One hidden mistake. That’s all it takes.
And most people don’t even know that they are doing it.
What I am talking about is a hidden mistake that can seep down into your psyche and truly wreak havoc.
Well, what is this mysterious, dark secret?
It’s when you ask a good friend, spouse/partner, or friend in human resources to read your résumé after you’ve worked on it.
Yep. This hidden mistake has multiple layers.
And here’s why:
You and you alone know your career the best. People that work with you or are very close to you really only know a small portion of your persona, abilities, skills, and experience. They start reading your résumé with a specific bias already in place. You are the only one who has the whole picture, so when you ask someone else to read your career document, you are inviting personal bias into the document. And the hidden mistake is that we already try to keep personal bias out of the document in order to provide a more objective overview of your qualifications and background; adding in the feedback from others may seem on-point, but what you are doing is weighting the document down with bias all over again.
Of course your loved one thinks you are the best! But they aren’t necessarily the best at talking about you in résumé terms. Whoever is reading your résumé likely is a good friend or has a strong affinity with you, so of course they think you walk on water. You can do anything! But are they really going to tell you that you suck at a particular skill that you are proud of? Nope.
The discipline of human resources is a subjective sport. If you enlist a friend who is a recruiter / human resources manager / hiring manager, they are going to give you specific advice on how to structure the document according to their own personal beliefs and preferences. Does that fly for everyone? Nope.

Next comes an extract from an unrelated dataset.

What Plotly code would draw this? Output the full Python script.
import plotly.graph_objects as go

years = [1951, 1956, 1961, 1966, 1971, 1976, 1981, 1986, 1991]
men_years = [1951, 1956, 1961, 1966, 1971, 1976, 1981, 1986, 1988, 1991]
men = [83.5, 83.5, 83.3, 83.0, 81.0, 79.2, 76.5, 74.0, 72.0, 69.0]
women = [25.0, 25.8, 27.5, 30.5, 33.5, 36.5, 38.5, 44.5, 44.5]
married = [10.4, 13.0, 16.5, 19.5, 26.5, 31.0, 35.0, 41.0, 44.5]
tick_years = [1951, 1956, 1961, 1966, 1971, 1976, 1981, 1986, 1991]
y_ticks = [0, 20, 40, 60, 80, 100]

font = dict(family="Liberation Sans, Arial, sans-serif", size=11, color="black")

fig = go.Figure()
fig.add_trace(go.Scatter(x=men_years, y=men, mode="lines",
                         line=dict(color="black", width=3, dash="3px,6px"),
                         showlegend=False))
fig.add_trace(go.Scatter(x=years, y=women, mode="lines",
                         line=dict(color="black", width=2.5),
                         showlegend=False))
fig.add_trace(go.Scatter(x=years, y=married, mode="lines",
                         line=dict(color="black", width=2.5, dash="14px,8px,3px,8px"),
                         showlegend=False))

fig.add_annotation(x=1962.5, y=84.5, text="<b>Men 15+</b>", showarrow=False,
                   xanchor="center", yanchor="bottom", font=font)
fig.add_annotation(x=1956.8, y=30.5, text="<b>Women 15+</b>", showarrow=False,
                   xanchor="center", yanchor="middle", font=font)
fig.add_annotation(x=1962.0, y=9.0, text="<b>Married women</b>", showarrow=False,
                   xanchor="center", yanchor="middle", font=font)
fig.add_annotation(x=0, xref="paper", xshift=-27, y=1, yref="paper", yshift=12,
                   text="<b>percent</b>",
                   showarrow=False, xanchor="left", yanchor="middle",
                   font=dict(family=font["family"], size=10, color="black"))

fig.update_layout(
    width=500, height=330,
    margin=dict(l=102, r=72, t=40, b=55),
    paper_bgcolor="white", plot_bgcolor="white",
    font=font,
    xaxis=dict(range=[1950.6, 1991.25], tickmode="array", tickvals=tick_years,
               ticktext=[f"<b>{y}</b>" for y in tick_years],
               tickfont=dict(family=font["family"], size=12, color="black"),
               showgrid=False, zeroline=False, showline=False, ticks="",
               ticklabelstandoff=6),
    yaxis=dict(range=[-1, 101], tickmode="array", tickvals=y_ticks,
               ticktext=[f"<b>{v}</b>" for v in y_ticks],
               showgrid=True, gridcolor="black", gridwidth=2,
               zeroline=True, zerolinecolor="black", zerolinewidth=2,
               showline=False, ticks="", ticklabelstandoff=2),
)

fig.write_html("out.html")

Which leads me to my final point:
There is no perfect way to write a résumé. If someone is insisting that you re-write your résumé a specific way, they have their horse blinders on. Until there is a standardization of formats, you are stuck with writing a résumé that tells your story the best way you can in order to share value. Unfortunately, there is a lot of advice out there (read: bad advice) which is outdated, so your best bet is to read up on résumé writing trends, then take the approach that best serves your needs to tell your career story.
So avoid making the hidden mistake that job seekers make.
Do what you do best, and if you want a truly impartial party to give feedback, in your next interview, ask the employer what made them select your résumé out of the pile. Then you know how well you are telling your story and showing value to a potential employer.